Birth date: July 26, 1975
Birth place: Oxford, England
Birth name: Mary Elizabeth Truss
Father: John Kenneth Truss, math professor
Mother: Priscilla (Grasby) Truss, nurse and teacher
Marriage: Hugh O’Leary (2000-present)
Children: Frances, Liberty
Education: Merton College, University of Oxford, B.A., 1993-1996
Youngest female cabinet minister in UK history.
Appointed the most ethnically diverse Cabinet in UK history.
Former president of the Oxford University Liberal Democrats.
Met her husband at the 1997 Conservative Party conference.
As a child, joined her parents at protests against nuclear weapons and Prime Minister Margaret Thatcher.

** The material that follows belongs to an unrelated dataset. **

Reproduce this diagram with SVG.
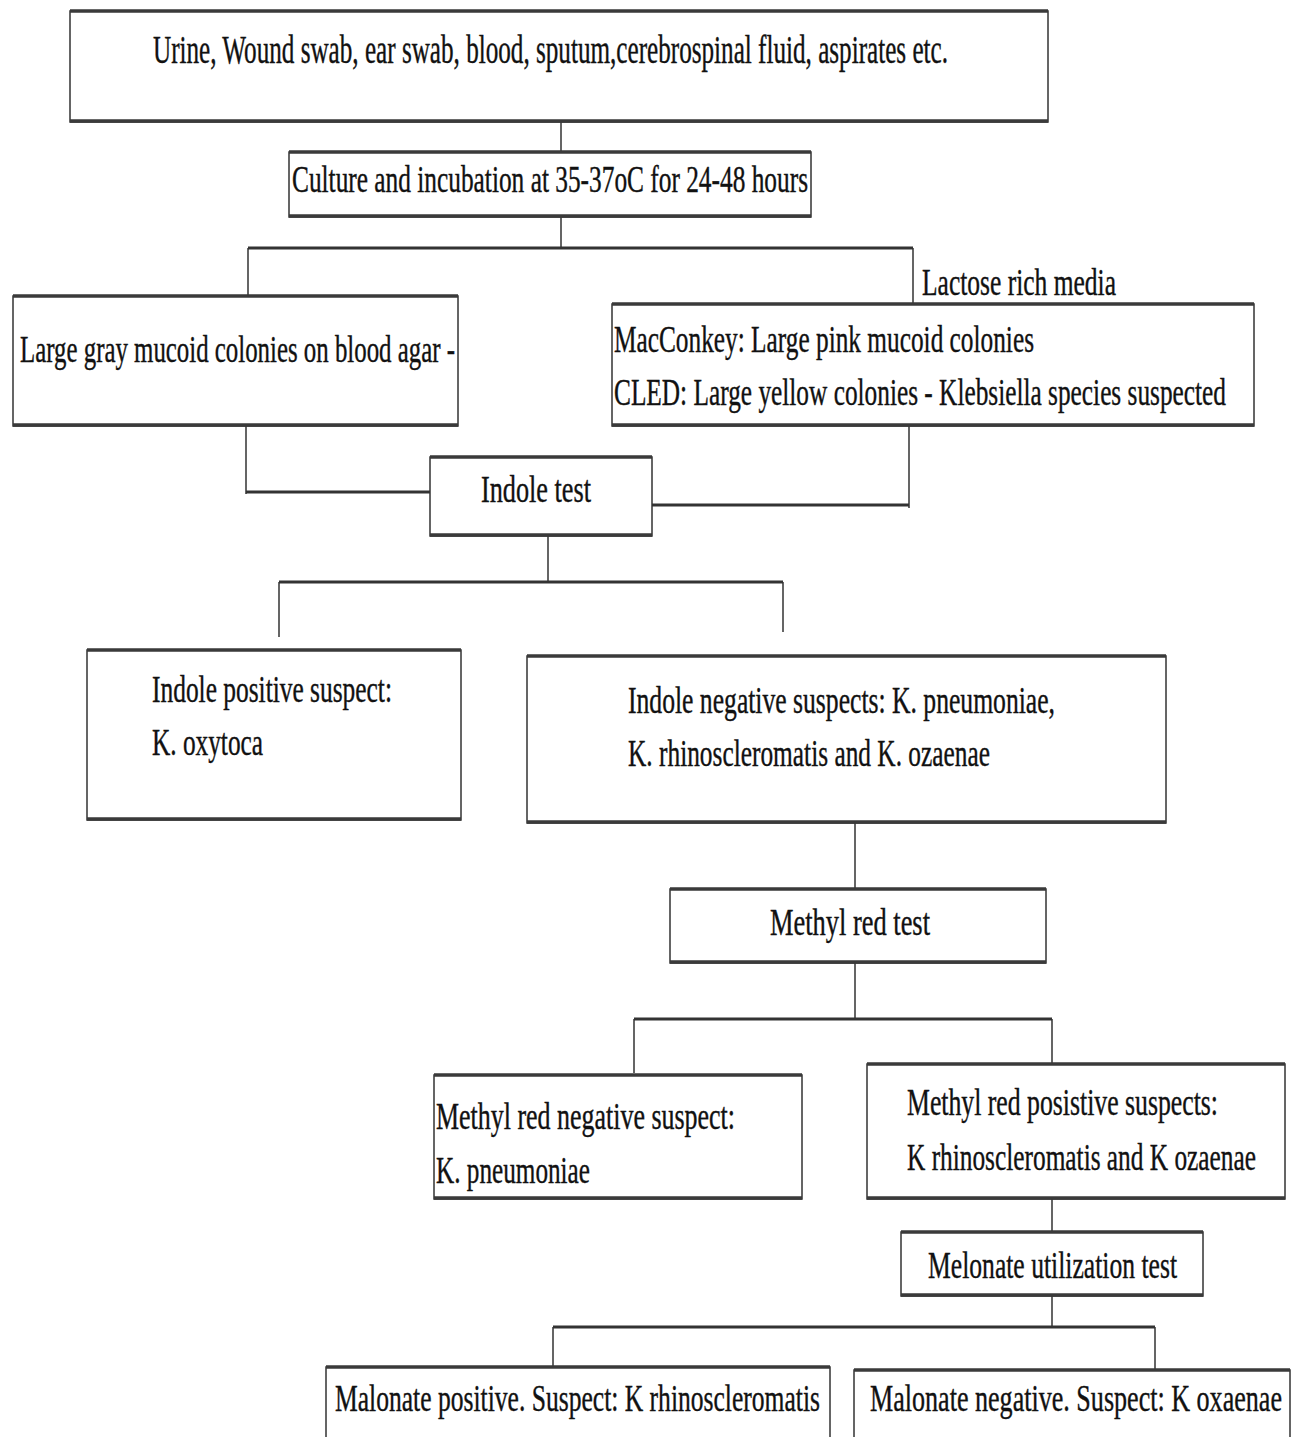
<svg xmlns="http://www.w3.org/2000/svg" width="1292" height="1437" viewBox="0 0 1292 1437">
<style>
.bx{fill:#fff;stroke:#333;stroke-width:1.5}
.hz{stroke:#3a3a3a;stroke-width:3.5;fill:none}
.c{fill:none;stroke:#333}
.h{stroke-width:3.2}
.v{stroke-width:1.5}
text{font-family:"Liberation Serif","Times New Roman",serif;font-size:38px;fill:#111;stroke:#111;stroke-width:0.4}
</style>
<rect width="1292" height="1437" fill="#fff"/>
<g id="connectors">
<path class="c v" d="M561 122V151M561 217V248M248 248V296M913 248V305"/>
<path class="c h" d="M248 248H913"/>
<path class="c v" d="M246 426V494M909 426V508"/>
<path class="c h" d="M246 492H430M652 505H909"/>
<path class="c v" d="M548 536V582M279 582V637M783 582V632"/>
<path class="c h" d="M279 582H783"/>
<path class="c v" d="M855 823V889M855 963V1019M634 1019V1073M1052 1019V1064"/>
<path class="c h" d="M634 1019H1052"/>
<path class="c v" d="M1052 1199V1232M1052 1296V1327M553 1327V1367M1155 1327V1370"/>
<path class="c h" d="M553 1327H1155"/>
</g>
<g id="n1"><rect class="bx" x="70" y="11" width="978" height="111"/><path class="hz" d="M70 11H1048M70 121H1048"/>
<text x="153" y="63" textLength="795" lengthAdjust="spacingAndGlyphs" style="font-size:40px">Urine, Wound swab, ear swab, blood, sputum,cerebrospinal fluid, aspirates etc.</text></g>
<g id="n2"><rect class="bx" x="289" y="152" width="522" height="65"/><path class="hz" d="M289 152H811M289 216H811"/>
<text x="292" y="192" textLength="516" lengthAdjust="spacingAndGlyphs">Culture and incubation at 35-37oC for 24-48 hours</text></g>
<g id="lbl"><text x="922" y="295" textLength="194" lengthAdjust="spacingAndGlyphs">Lactose rich media</text></g>
<g id="n3"><rect class="bx" x="13" y="296" width="445" height="130"/><path class="hz" d="M13 296H458M13 425H458"/>
<text x="20" y="362" textLength="435" lengthAdjust="spacingAndGlyphs">Large gray mucoid colonies on blood agar -</text></g>
<g id="n4"><rect class="bx" x="612" y="304" width="642" height="122"/><path class="hz" d="M612 304H1254M612 425H1254"/>
<text x="614" y="352" textLength="420" lengthAdjust="spacingAndGlyphs">MacConkey: Large pink mucoid colonies</text>
<text x="614" y="405" textLength="612" lengthAdjust="spacingAndGlyphs">CLED: Large yellow colonies - Klebsiella species suspected</text></g>
<g id="n5"><rect class="bx" x="430" y="457" width="222" height="79"/><path class="hz" d="M430 457H652M430 535H652"/>
<text x="481" y="502" textLength="110" lengthAdjust="spacingAndGlyphs">Indole test</text></g>
<g id="n6"><rect class="bx" x="87" y="650" width="374" height="170"/><path class="hz" d="M87 650H461M87 819H461"/>
<text x="152" y="702" textLength="240" lengthAdjust="spacingAndGlyphs">Indole positive suspect:</text>
<text x="152" y="755" textLength="111" lengthAdjust="spacingAndGlyphs">K. oxytoca</text></g>
<g id="n7"><rect class="bx" x="527" y="656" width="639" height="167"/><path class="hz" d="M527 656H1166M527 822H1166"/>
<text x="628" y="713" textLength="427" lengthAdjust="spacingAndGlyphs">Indole negative suspects: K. pneumoniae,</text>
<text x="628" y="766" textLength="362" lengthAdjust="spacingAndGlyphs">K. rhinoscleromatis and K. ozaenae</text></g>
<g id="n8"><rect class="bx" x="670" y="889" width="376" height="74"/><path class="hz" d="M670 889H1046M670 962H1046"/>
<text x="770" y="935" textLength="160" lengthAdjust="spacingAndGlyphs">Methyl red test</text></g>
<g id="n9"><rect class="bx" x="434" y="1075" width="368" height="124"/><path class="hz" d="M434 1075H802M434 1198H802"/>
<text x="436" y="1129" textLength="299" lengthAdjust="spacingAndGlyphs">Methyl red negative suspect:</text>
<text x="436" y="1183" textLength="154" lengthAdjust="spacingAndGlyphs">K. pneumoniae</text></g>
<g id="n10"><rect class="bx" x="867" y="1064" width="418" height="135"/><path class="hz" d="M867 1064H1285M867 1198H1285"/>
<text x="907" y="1115" textLength="311" lengthAdjust="spacingAndGlyphs">Methyl red posistive suspects:</text>
<text x="907" y="1170" textLength="349" lengthAdjust="spacingAndGlyphs">K rhinoscleromatis and K ozaenae</text></g>
<g id="n11"><rect class="bx" x="901" y="1232" width="302" height="64"/><path class="hz" d="M901 1232H1203M901 1295H1203"/>
<text x="928" y="1278" textLength="249" lengthAdjust="spacingAndGlyphs">Melonate utilization test</text></g>
<g id="n12"><rect class="bx" x="326" y="1367" width="504" height="80"/><path class="hz" d="M326 1367H830"/>
<text x="335" y="1411" textLength="485" lengthAdjust="spacingAndGlyphs">Malonate positive. Suspect: K rhinoscleromatis</text></g>
<g id="n13"><rect class="bx" x="854" y="1370" width="436" height="80"/><path class="hz" d="M854 1370H1290"/>
<text x="870" y="1411" textLength="412" lengthAdjust="spacingAndGlyphs">Malonate negative. Suspect: K oxaenae</text></g>
</svg>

1994 – As a university student, Truss calls for abolishing the monarchy at a Liberal Democratic conference, “We do not believe people are born to rule.”
1996 – Truss joins the Conservative Party.
1996-2000 – Works for Shell, eventually becoming a commercial manager.
2000-2005 – Economic director at Cable & Wireless.
2006-2010 – Councillor in the London borough of Greenwich.
May 2006 – A Daily Mail article exposes an extramarital affair between Truss and MP Mark Field, who had been assigned to her as a political mentor. The affair is thought to have ended in June 2005.
2008-2010 – Deputy director of Reform, a think tank.
2009 – Truss is selected to be the Conservative MP candidate for South West Norfolk. After a demand by some local party members that she end her candidacy, citing her past affair with Field, Truss survives a vote and remains the candidate.
2010 – Elected MP for South West Norfolk.
2012 – Co-authors “Britannia Unchained: Global Lessons for Growth and Prosperity,” a book that describes the British people as ‘among the worst idlers in the world,’ who ‘are more interested in football and pop music’ than working hard.
September 2012-July 2014 – Parliamentary Undersecretary of State for Education and Childcare.
July 2014-July 2016 – Secretary of State for Environment, Food and Rural Affairs.
February 20, 2016 – In a Twitter post, Truss announces that she supports the “Remain” position on Brexit.
July 2016-June 2017 – Lord Chancellor and Secretary of State for Justice
June 2017 – Truss is demoted to chief secretary to the Treasury. She serves in the position until July 2019.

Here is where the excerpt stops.